We sat down for a round of Cards Against Humanity afterward. I’m tellin’ ya, you just haven’t lived until you’ve heard your mother utter the phrase, “tasteful sideboob” or “Lance Armstrong’s missing testicle”. The sound of joy.
The final day of our long weekend was also Mom’s birthday. Matt took over Big Breakfast to give our folks a little break. This family tradition is rich in joy; loud, sticky, buttery joy. The people I love most in my life, sleepy eyed in plaid pajama pants, gathering around mugs of strong coffee and plates of dippy eggs. The cousins – an army of girls punctuated by one teenage boy – flip in the front room, meandering in here and there to claim cinnamon rolls. The only rule at Big Breakfast is to come as you are.

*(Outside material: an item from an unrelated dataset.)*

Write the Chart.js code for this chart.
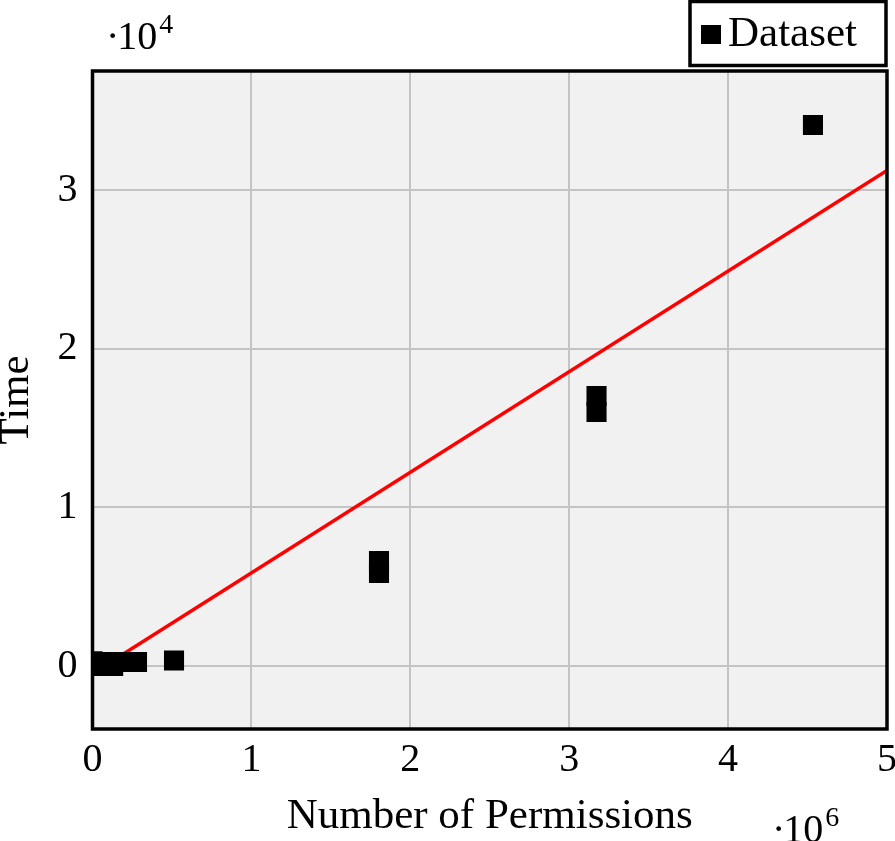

And finally, last night I watched my three little girls hang a full tote of Hallmark ornaments on our happy little Christmas tree. One by one they picked up the ballerinas, the snowmen and the penguins wearing ice skates, and assigned them to the perfect branch. The Grinch was playing in the background, stealing their attention here and there. I should have made them go to bed by 8. I should have turned the movie off. But, the joy … oh, the joy.

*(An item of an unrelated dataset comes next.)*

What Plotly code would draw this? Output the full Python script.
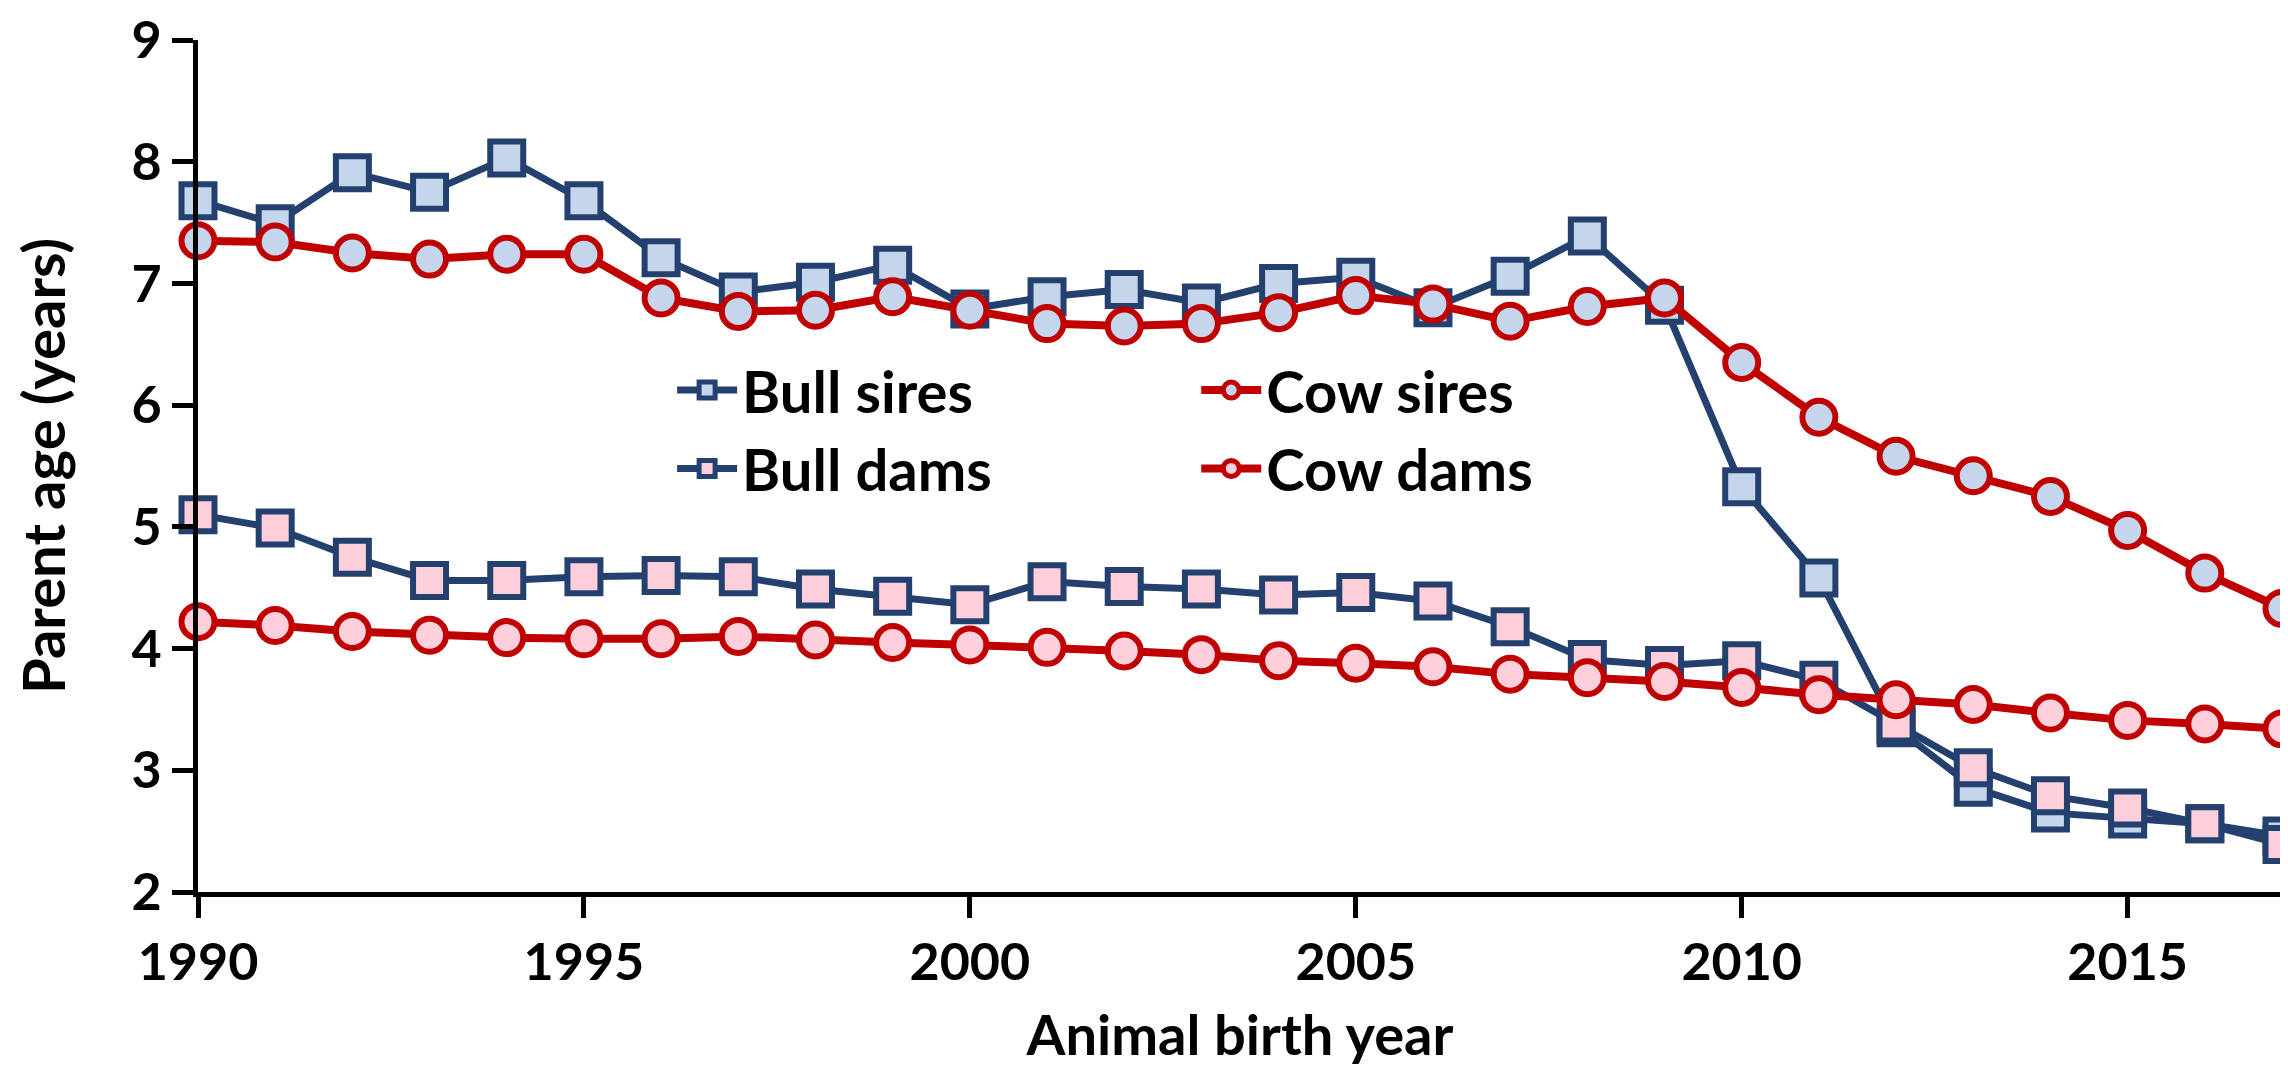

The more I learn to grab it when I see it, the more I think joy is always there. Sometimes it’s concealed in discomfort, like change or unexpected news. Sometimes it takes awhile to shine through. But it’s there.
Sometimes it’s true, I have to kill a fair amount of fear so the joy has room to grow, but, like I said, I’m working on it. Worry will be the most overpowering weed in the garden if you let it. And Lord knows it’s easy to let it. But joy is where it’s at, I’m tellin’ ya. Joy is the remedy and the resolution. Let it filter in through every crack and see you through every shadow. Feel it, taste it, hear it, smell it, look for it … every day, everywhere.